**Stated goal:** Give the number of lines containing the word "page", and nothing else.

**Entries shown:**
^^^^

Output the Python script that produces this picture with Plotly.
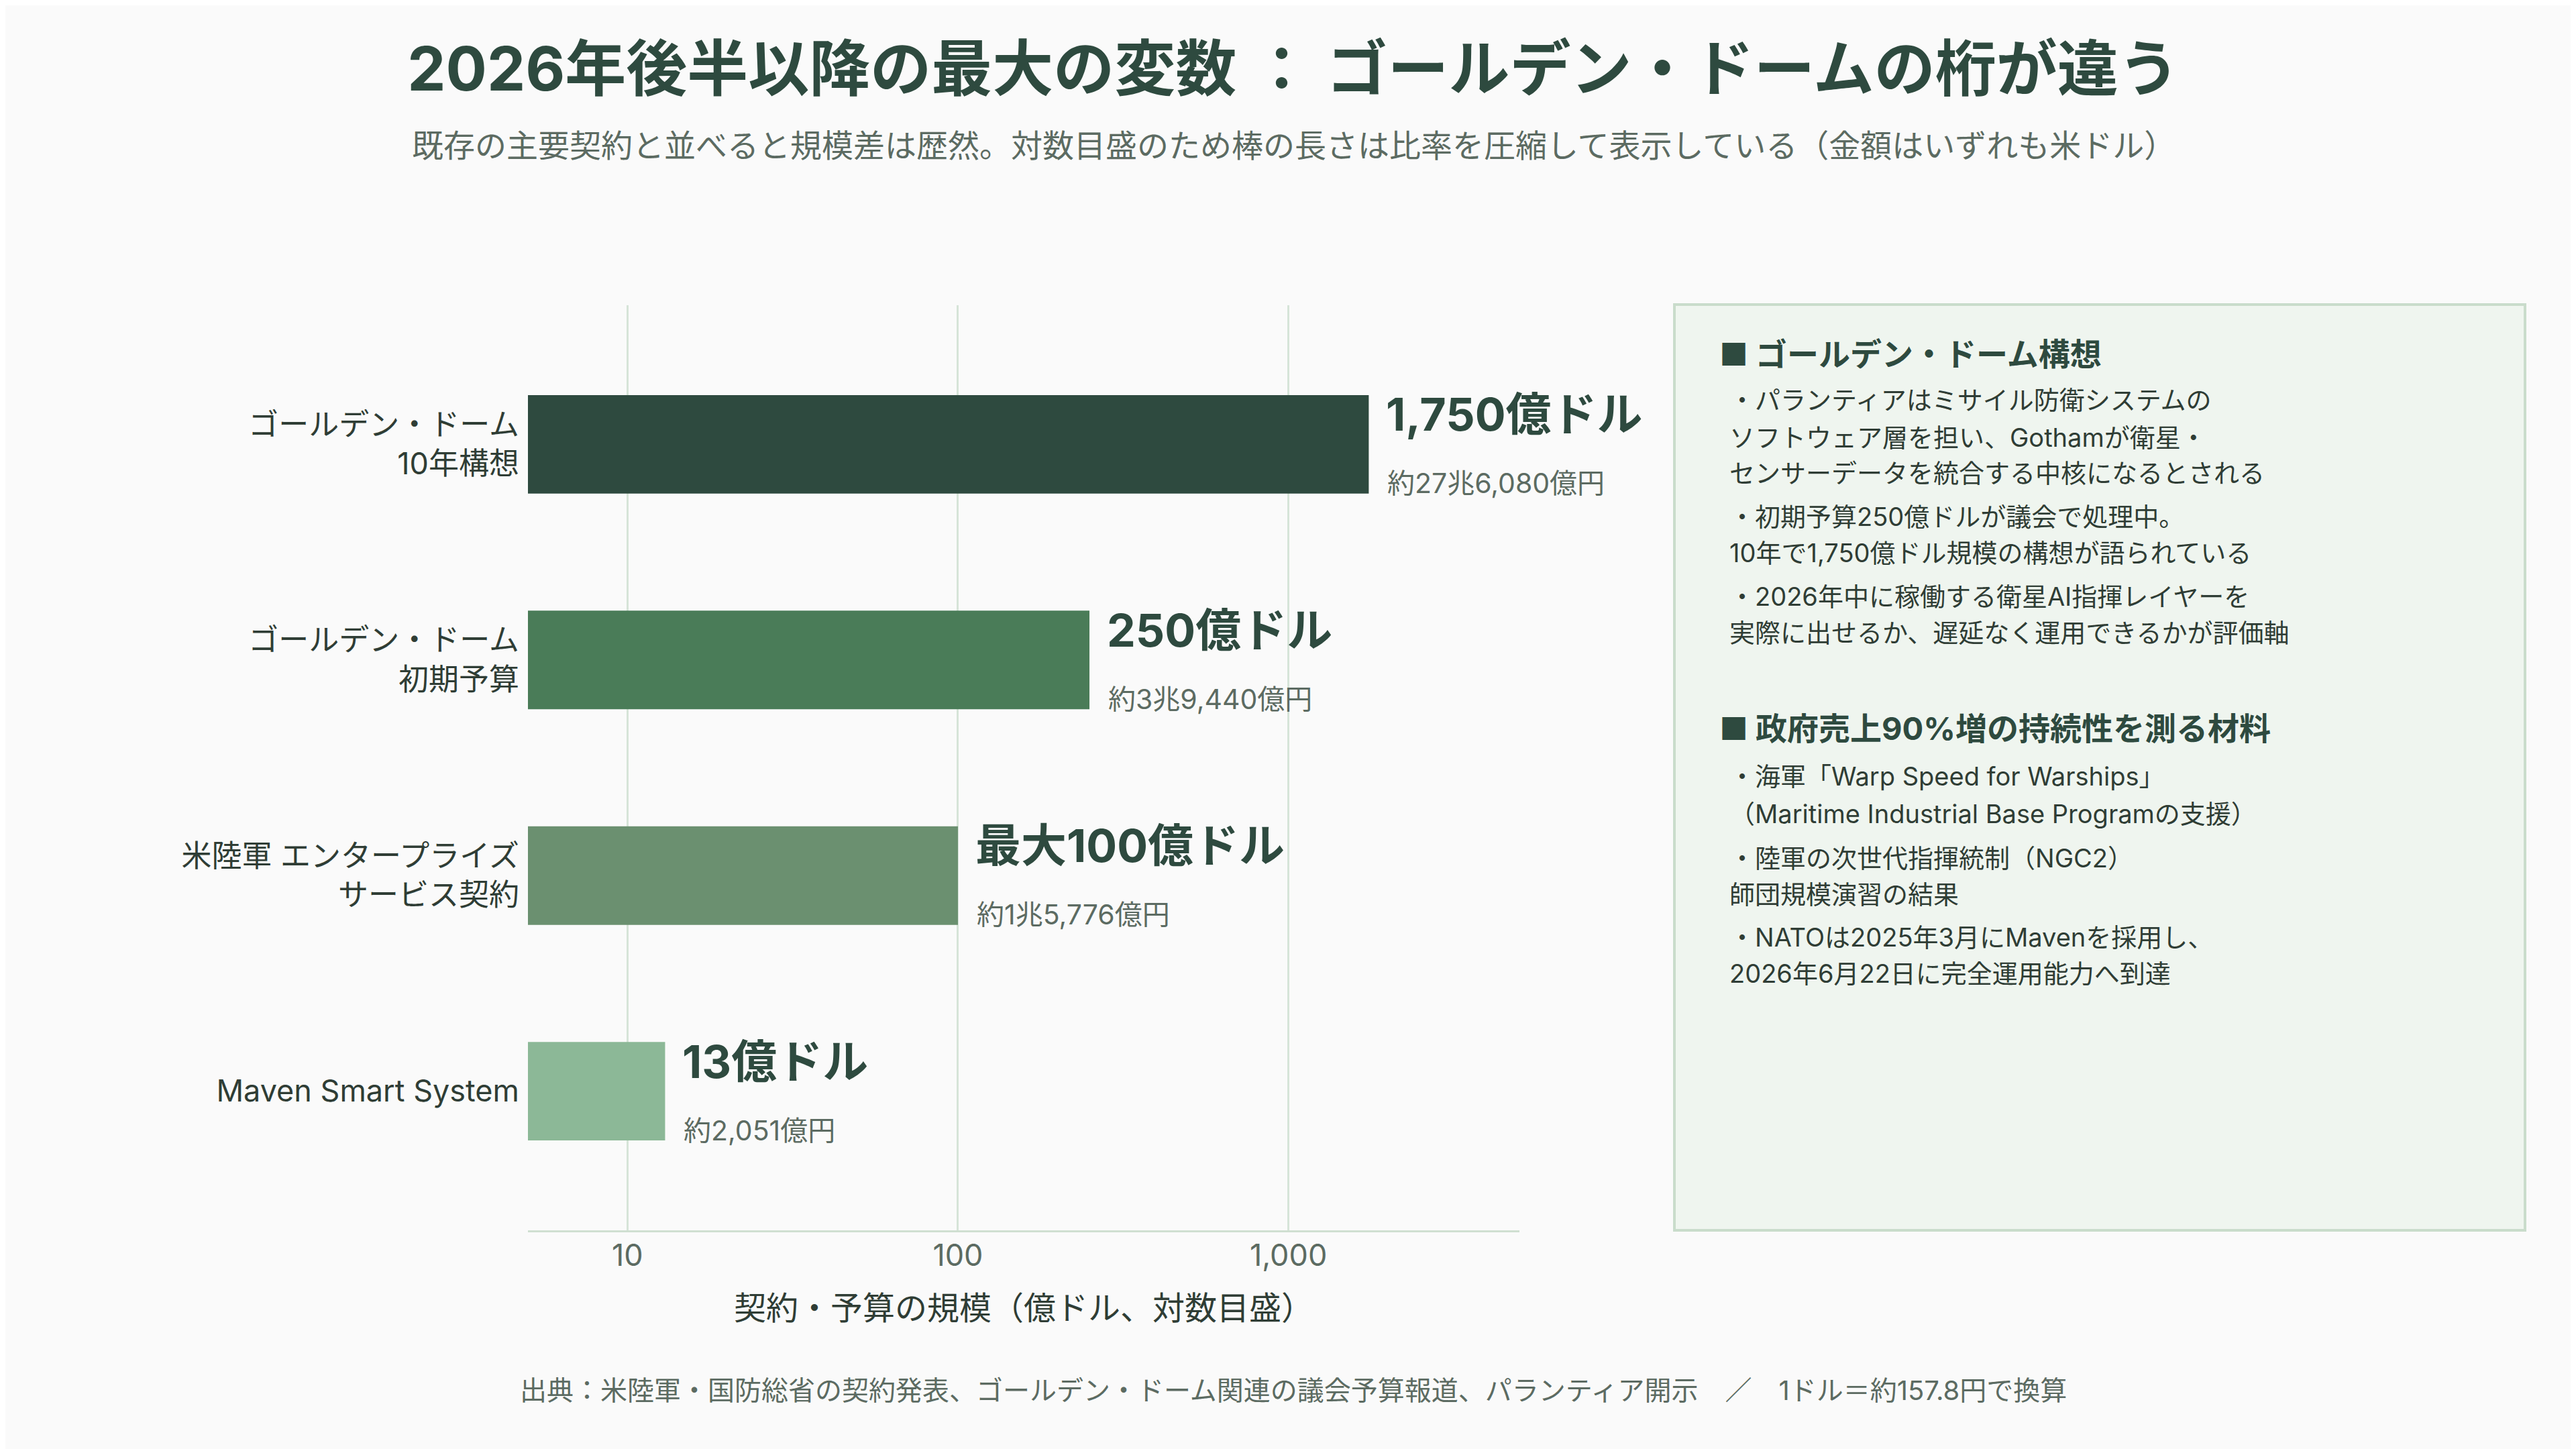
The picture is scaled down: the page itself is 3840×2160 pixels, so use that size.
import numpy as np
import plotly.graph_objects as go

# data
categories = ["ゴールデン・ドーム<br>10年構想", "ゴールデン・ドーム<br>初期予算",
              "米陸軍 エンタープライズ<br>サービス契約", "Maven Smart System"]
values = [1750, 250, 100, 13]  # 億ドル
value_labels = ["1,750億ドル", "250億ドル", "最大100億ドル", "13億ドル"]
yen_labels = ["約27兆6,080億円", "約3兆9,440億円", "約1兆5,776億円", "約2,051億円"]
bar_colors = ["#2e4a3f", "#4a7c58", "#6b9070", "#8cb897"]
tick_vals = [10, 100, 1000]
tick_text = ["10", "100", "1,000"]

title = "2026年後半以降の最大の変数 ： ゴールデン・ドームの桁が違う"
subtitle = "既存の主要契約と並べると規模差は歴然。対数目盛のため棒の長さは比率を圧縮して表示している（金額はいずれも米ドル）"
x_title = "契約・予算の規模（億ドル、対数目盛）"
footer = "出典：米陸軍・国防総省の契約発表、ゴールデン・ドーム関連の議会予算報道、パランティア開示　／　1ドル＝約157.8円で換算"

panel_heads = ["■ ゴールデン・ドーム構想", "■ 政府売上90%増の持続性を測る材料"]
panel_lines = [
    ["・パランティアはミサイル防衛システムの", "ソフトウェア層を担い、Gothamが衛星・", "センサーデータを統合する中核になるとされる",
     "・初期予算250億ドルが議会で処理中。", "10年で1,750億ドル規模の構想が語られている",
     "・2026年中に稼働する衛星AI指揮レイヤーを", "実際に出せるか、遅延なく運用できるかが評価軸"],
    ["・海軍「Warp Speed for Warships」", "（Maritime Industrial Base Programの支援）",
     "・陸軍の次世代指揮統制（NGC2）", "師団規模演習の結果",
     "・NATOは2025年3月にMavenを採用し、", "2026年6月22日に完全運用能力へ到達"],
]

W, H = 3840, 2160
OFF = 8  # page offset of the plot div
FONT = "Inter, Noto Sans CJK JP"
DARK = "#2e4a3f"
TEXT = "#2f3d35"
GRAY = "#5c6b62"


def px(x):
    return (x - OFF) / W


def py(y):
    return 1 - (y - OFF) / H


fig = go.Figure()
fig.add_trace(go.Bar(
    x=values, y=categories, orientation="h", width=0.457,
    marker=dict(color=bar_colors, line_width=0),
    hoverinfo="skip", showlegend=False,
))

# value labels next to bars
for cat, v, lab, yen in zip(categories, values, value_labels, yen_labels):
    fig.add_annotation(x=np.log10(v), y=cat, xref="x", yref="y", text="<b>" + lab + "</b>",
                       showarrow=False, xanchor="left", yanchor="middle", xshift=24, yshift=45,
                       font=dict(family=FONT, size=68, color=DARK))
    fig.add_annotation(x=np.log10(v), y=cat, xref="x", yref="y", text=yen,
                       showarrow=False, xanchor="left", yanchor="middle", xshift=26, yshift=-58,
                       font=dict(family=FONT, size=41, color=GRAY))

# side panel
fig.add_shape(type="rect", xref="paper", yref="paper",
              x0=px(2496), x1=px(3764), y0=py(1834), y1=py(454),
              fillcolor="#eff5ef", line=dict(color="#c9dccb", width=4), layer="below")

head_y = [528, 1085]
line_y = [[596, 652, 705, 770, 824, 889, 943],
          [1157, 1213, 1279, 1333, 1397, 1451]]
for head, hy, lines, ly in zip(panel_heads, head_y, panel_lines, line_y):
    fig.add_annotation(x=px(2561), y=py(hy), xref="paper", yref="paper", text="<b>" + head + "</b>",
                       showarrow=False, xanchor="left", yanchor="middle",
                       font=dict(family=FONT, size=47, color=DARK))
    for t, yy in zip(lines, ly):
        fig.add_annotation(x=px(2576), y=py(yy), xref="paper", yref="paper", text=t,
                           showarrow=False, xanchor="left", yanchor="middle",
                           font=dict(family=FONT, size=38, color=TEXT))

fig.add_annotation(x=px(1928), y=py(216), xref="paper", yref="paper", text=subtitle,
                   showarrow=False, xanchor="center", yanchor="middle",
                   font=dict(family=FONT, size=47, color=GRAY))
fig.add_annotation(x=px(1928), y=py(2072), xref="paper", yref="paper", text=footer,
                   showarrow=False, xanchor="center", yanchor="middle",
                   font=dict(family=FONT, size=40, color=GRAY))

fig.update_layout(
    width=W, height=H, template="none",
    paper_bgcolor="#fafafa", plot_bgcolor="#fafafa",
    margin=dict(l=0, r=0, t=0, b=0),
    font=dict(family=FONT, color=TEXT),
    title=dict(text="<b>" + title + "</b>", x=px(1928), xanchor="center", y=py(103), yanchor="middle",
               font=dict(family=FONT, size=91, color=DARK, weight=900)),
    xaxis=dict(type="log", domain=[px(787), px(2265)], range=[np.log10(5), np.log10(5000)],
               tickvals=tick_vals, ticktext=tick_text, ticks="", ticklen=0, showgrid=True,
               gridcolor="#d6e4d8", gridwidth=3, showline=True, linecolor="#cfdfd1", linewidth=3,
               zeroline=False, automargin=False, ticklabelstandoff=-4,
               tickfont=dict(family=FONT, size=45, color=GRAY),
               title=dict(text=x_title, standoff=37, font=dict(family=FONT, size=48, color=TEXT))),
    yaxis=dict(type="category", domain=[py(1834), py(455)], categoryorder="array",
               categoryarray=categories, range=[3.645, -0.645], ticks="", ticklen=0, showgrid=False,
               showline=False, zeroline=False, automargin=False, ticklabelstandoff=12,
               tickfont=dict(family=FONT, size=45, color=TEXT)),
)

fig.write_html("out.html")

^^^^

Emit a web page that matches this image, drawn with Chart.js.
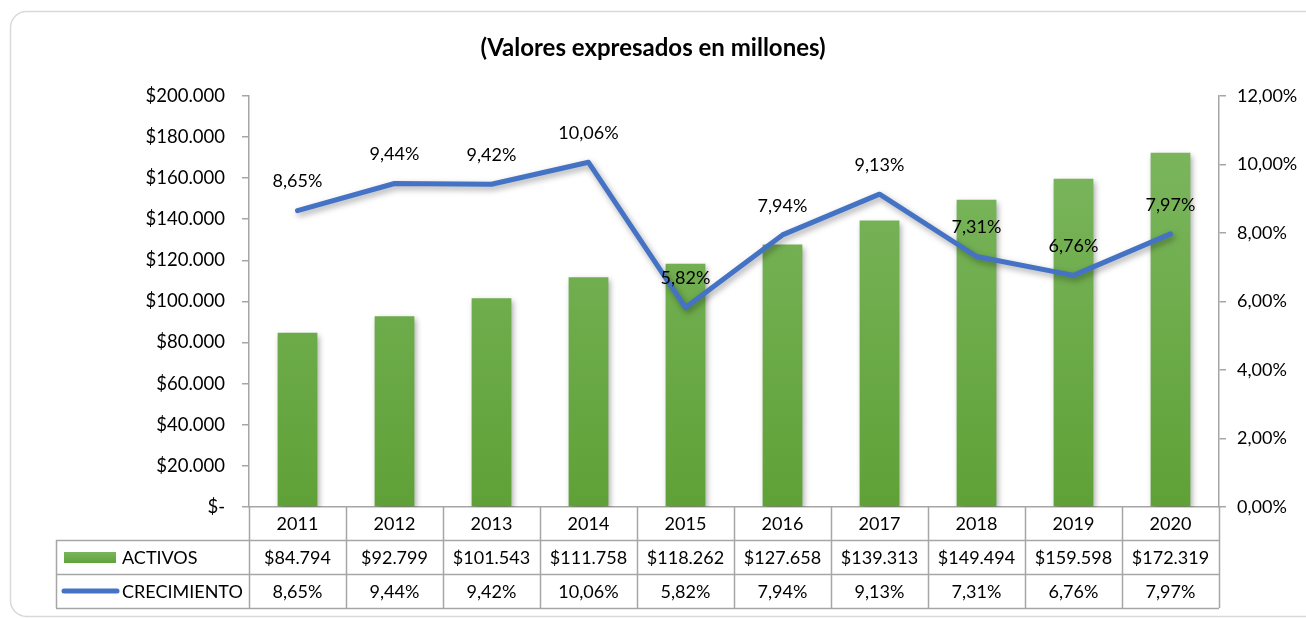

^^^^

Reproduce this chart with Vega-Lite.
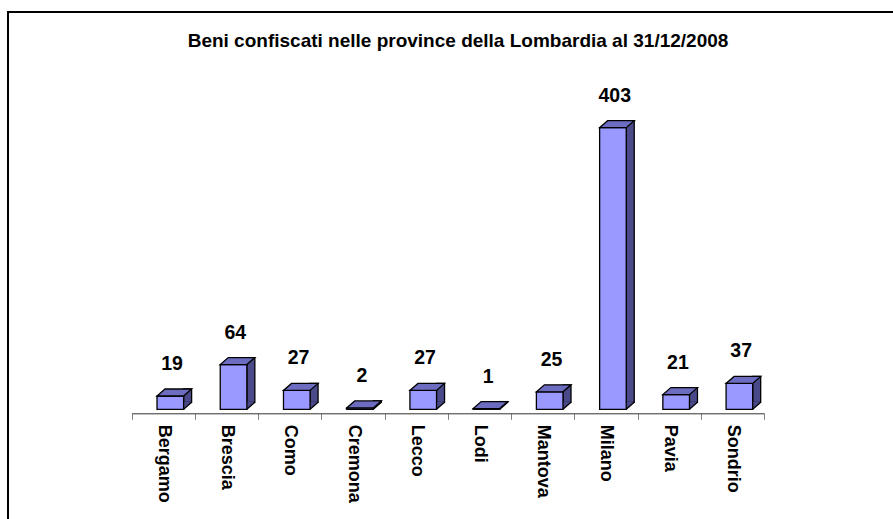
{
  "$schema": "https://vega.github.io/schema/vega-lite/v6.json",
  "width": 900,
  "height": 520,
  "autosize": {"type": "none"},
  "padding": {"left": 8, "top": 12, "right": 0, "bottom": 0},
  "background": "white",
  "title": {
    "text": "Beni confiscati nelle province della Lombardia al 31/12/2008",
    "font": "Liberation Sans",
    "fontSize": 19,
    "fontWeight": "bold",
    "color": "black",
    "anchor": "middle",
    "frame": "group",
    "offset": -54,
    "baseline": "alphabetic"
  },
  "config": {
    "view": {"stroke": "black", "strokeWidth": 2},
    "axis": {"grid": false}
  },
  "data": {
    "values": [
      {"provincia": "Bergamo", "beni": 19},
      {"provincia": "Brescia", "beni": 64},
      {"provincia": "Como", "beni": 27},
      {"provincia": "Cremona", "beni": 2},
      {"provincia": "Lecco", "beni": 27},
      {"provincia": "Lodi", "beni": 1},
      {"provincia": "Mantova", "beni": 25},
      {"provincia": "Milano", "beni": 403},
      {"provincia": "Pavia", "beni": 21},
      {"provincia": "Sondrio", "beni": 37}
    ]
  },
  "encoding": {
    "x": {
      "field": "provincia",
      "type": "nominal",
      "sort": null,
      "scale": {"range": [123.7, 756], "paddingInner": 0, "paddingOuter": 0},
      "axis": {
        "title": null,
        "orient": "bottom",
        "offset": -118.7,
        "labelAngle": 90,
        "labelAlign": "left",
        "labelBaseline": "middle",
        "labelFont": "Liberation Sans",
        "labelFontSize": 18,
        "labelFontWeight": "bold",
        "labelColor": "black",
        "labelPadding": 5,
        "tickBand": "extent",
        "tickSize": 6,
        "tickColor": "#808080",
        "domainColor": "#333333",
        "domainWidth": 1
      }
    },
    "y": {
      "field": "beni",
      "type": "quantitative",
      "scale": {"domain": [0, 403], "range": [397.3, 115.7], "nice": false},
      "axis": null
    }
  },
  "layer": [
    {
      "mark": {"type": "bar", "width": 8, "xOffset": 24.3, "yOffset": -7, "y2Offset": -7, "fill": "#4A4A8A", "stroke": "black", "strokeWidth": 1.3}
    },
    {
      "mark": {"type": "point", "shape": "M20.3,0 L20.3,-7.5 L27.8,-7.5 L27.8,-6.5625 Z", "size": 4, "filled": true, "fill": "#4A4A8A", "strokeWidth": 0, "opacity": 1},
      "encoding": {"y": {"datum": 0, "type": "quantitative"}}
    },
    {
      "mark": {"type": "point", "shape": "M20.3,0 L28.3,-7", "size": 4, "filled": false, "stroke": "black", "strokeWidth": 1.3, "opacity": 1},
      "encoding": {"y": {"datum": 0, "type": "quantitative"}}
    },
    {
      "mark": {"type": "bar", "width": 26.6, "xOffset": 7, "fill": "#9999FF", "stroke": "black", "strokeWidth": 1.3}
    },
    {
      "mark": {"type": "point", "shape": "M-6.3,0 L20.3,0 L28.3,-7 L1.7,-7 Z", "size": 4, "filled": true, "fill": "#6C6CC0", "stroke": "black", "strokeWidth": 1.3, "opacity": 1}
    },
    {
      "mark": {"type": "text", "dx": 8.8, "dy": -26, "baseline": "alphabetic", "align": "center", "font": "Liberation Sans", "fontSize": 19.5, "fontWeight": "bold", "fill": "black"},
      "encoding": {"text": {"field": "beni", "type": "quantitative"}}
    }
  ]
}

^^^^

**Result of this task:** 3